In the wake of his nomination, a narrative formed around Garland—a former DOJ prosecutor who handled both local and federal cases—that his criminal law positions tend to favor government interest.

However, former clerk Jeffrey Bellin—now a criminal law professor at William & Mary Law School—offered a different assessment of Garland's past opinions on criminal law cases to Bloomberg BNA in a March 18 e-mail.

“His methodology of carefully studying the record and legal arguments with an open mind is what sticks out to me,” Bellin wrote. “I think he will approach cases the same way if he is confirmed to the Supreme Court.”

Bellin added that he believed Garland would support “modest steps and narrow opinions” to bring more agreement to the bench that find respect from conservative and liberal justices alike.

“The trademark of a Judge Garland opinion is careful, step-by-step legal analysis,” Bellin wrote. “Even those who come out on the losing side of one of his opinions have no doubt that the judge seriously considered their arguments, had a clear understanding of the facts and law, and decided the case on that basis, rather than in an effort to advance any ideological agenda.”

Byrnes agreed that a prosecution background or a string of political legal opinions don't always indicate a tendency to reason in a strictly conservative or liberal mindset.
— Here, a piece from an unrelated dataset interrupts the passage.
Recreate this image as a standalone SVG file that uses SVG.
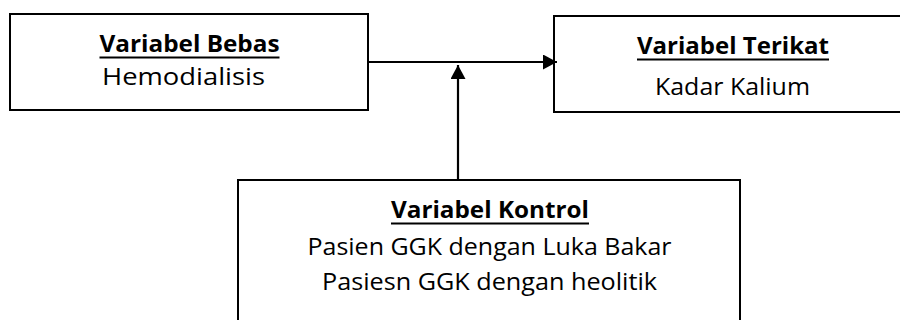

While Byrnes said presidents from both parties always think they can predict how a nominee is going to rule based on their backgrounds, many presidents end up surprised.

For example, Byrnes said President Dwight D. Eisenhower thought Warren a safe, conservative pick. Instead, he explained, Warren went on to author some of the most liberal opinions of the 20th Century—including those that struck down segregation, affirmed the Sixth Amendment right to counsel, and created today's requirement for Miranda warnings.

Byrnes said the backgrounds of modern-day justices don't always predict how they will rule. He cited Scalia as an example. While Scalia will be remembered as one of the most conservative justices, he often ruled in favor of defendants' rights, which Byrnes said could be “arguably described as liberal.”

“That's just the court,” Byrnes said. “It's always a fiction that you know how someone's going to rule—you really don't.”